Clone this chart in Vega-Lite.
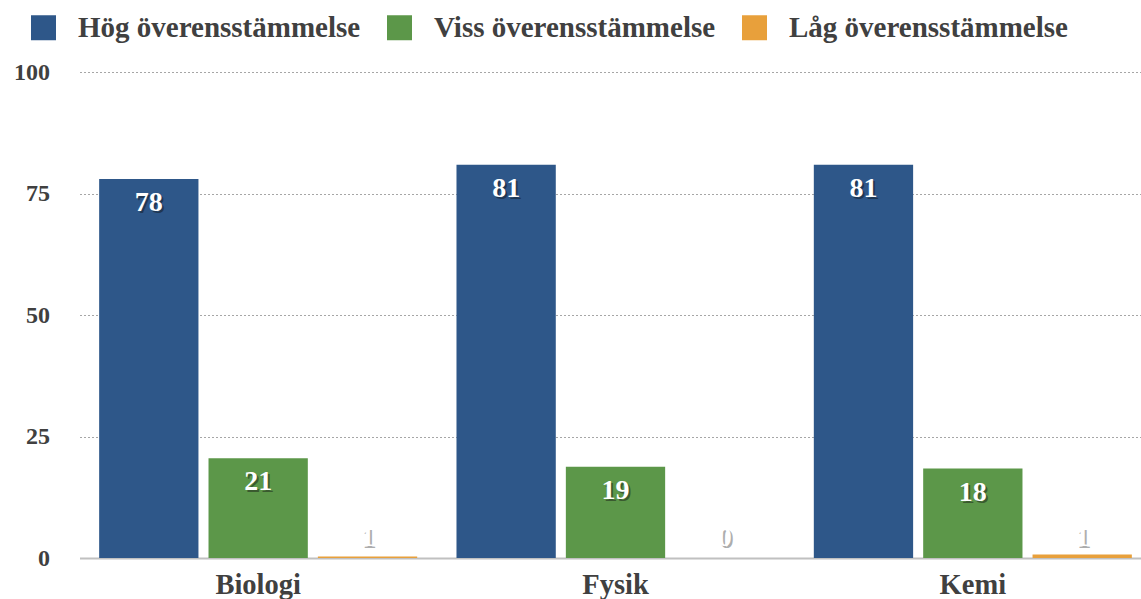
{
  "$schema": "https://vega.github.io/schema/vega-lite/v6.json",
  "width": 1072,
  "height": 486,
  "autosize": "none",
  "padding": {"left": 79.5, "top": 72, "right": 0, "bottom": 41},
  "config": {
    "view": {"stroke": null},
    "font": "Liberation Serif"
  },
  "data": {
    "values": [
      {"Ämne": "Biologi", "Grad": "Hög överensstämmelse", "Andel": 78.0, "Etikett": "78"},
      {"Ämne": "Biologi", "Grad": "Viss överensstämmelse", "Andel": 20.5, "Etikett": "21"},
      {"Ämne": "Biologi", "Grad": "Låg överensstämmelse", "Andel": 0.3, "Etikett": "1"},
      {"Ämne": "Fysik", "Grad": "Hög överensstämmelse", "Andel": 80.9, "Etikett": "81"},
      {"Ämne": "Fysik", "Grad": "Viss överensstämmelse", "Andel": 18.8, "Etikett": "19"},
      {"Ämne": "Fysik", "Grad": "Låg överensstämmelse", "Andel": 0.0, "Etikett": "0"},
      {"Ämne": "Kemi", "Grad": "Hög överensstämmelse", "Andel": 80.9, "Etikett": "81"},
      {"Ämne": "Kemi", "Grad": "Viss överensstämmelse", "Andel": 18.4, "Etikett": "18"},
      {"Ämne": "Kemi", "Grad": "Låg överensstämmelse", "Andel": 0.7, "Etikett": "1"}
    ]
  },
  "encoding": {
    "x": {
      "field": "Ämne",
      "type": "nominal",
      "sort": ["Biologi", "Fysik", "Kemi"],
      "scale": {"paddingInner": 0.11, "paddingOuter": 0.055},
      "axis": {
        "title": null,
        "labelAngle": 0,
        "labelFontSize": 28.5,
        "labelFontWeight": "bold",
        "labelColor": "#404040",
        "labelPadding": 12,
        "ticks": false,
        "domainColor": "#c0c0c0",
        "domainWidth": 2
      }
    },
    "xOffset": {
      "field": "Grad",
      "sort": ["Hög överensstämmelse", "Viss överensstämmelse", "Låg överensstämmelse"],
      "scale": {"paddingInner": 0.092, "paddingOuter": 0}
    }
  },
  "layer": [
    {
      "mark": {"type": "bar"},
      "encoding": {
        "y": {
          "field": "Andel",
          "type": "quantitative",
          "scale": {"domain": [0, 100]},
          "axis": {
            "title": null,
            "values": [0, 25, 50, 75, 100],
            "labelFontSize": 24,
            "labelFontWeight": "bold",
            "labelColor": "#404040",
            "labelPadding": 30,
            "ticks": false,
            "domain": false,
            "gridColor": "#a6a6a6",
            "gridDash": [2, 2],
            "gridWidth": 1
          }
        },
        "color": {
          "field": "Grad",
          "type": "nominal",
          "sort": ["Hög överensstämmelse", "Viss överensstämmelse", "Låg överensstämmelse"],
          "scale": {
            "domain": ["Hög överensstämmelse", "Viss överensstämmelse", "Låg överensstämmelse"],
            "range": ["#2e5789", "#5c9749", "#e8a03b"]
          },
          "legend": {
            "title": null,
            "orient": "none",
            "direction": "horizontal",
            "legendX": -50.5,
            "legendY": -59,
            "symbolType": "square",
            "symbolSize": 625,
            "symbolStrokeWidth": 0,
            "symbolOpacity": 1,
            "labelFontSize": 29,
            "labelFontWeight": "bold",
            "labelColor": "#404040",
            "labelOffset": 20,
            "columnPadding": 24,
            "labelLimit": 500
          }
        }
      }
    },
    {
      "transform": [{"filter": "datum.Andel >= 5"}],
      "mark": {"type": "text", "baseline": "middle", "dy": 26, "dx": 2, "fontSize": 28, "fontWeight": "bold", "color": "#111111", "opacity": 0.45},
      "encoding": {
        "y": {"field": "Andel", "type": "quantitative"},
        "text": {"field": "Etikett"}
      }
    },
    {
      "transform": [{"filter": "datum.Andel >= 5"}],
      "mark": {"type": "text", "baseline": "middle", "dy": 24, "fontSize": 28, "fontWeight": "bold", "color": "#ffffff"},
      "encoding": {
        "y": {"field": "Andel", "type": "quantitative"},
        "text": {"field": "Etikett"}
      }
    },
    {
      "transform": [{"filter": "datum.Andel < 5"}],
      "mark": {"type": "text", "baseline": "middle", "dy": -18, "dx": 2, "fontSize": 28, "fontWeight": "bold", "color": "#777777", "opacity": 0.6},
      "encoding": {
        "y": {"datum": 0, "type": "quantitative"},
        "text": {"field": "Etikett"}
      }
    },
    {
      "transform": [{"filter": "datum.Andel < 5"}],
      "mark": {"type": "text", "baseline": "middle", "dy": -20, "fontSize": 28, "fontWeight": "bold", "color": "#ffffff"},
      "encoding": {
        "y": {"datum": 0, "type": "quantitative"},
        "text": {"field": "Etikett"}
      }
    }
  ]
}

Written task: Omit pictures; set down the rest of the material word for word.

Task output:
Clone this chart in Vega-Lite.
{
  "$schema": "https://vega.github.io/schema/vega-lite/v6.json",
  "width": 1072,
  "height": 486,
  "autosize": "none",
  "padding": {"left": 79.5, "top": 72, "right": 0, "bottom": 41},
  "config": {
    "view": {"stroke": null},
    "font": "Liberation Serif"
  },
  "data": {
    "values": [
      {"Ämne": "Biologi", "Grad": "Hög överensstämmelse", "Andel": 78.0, "Etikett": "78"},
      {"Ämne": "Biologi", "Grad": "Viss överensstämmelse", "Andel": 20.5, "Etikett": "21"},
      {"Ämne": "Biologi", "Grad": "Låg överensstämmelse", "Andel": 0.3, "Etikett": "1"},
      {"Ämne": "Fysik", "Grad": "Hög överensstämmelse", "Andel": 80.9, "Etikett": "81"},
      {"Ämne": "Fysik", "Grad": "Viss överensstämmelse", "Andel": 18.8, "Etikett": "19"},
      {"Ämne": "Fysik", "Grad": "Låg överensstämmelse", "Andel": 0.0, "Etikett": "0"},
      {"Ämne": "Kemi", "Grad": "Hög överensstämmelse", "Andel": 80.9, "Etikett": "81"},
      {"Ämne": "Kemi", "Grad": "Viss överensstämmelse", "Andel": 18.4, "Etikett": "18"},
      {"Ämne": "Kemi", "Grad": "Låg överensstämmelse", "Andel": 0.7, "Etikett": "1"}
    ]
  },
  "encoding": {
    "x": {
      "field": "Ämne",
      "type": "nominal",
      "sort": ["Biologi", "Fysik", "Kemi"],
      "scale": {"paddingInner": 0.11, "paddingOuter": 0.055},
      "axis": {
        "title": null,
        "labelAngle": 0,
        "labelFontSize": 28.5,
        "labelFontWeight": "bold",
        "labelColor": "#404040",
        "labelPadding": 12,
        "ticks": false,
        "domainColor": "#c0c0c0",
        "domainWidth": 2
      }
    },
    "xOffset": {
      "field": "Grad",
      "sort": ["Hög överensstämmelse", "Viss överensstämmelse", "Låg överensstämmelse"],
      "scale": {"paddingInner": 0.092, "paddingOuter": 0}
    }
  },
  "layer": [
    {
      "mark": {"type": "bar"},
      "encoding": {
        "y": {
          "field": "Andel",
          "type": "quantitative",
          "scale": {"domain": [0, 100]},
          "axis": {
            "title": null,
            "values": [0, 25, 50, 75, 100],
            "labelFontSize": 24,
            "labelFontWeight": "bold",
            "labelColor": "#404040",
            "labelPadding": 30,
            "ticks": false,
            "domain": false,
            "gridColor": "#a6a6a6",
            "gridDash": [2, 2],
            "gridWidth": 1
          }
        },
        "color": {
          "field": "Grad",
          "type": "nominal",
          "sort": ["Hög överensstämmelse", "Viss överensstämmelse", "Låg överensstämmelse"],
          "scale": {
            "domain": ["Hög överensstämmelse", "Viss överensstämmelse", "Låg överensstämmelse"],
            "range": ["#2e5789", "#5c9749", "#e8a03b"]
          },
          "legend": {
            "title": null,
            "orient": "none",
            "direction": "horizontal",
            "legendX": -50.5,
            "legendY": -59,
            "symbolType": "square",
            "symbolSize": 625,
            "symbolStrokeWidth": 0,
            "symbolOpacity": 1,
            "labelFontSize": 29,
            "labelFontWeight": "bold",
            "labelColor": "#404040",
            "labelOffset": 20,
            "columnPadding": 24,
            "labelLimit": 500
          }
        }
      }
    },
    {
      "transform": [{"filter": "datum.Andel >= 5"}],
      "mark": {"type": "text", "baseline": "middle", "dy": 26, "dx": 2, "fontSize": 28, "fontWeight": "bold", "color": "#111111", "opacity": 0.45},
      "encoding": {
        "y": {"field": "Andel", "type": "quantitative"},
        "text": {"field": "Etikett"}
      }
    },
    {
      "transform": [{"filter": "datum.Andel >= 5"}],
      "mark": {"type": "text", "baseline": "middle", "dy": 24, "fontSize": 28, "fontWeight": "bold", "color": "#ffffff"},
      "encoding": {
        "y": {"field": "Andel", "type": "quantitative"},
        "text": {"field": "Etikett"}
      }
    },
    {
      "transform": [{"filter": "datum.Andel < 5"}],
      "mark": {"type": "text", "baseline": "middle", "dy": -18, "dx": 2, "fontSize": 28, "fontWeight": "bold", "color": "#777777", "opacity": 0.6},
      "encoding": {
        "y": {"datum": 0, "type": "quantitative"},
        "text": {"field": "Etikett"}
      }
    },
    {
      "transform": [{"filter": "datum.Andel < 5"}],
      "mark": {"type": "text", "baseline": "middle", "dy": -20, "fontSize": 28, "fontWeight": "bold", "color": "#ffffff"},
      "encoding": {
        "y": {"datum": 0, "type": "quantitative"},
        "text": {"field": "Etikett"}
      }
    }
  ]
}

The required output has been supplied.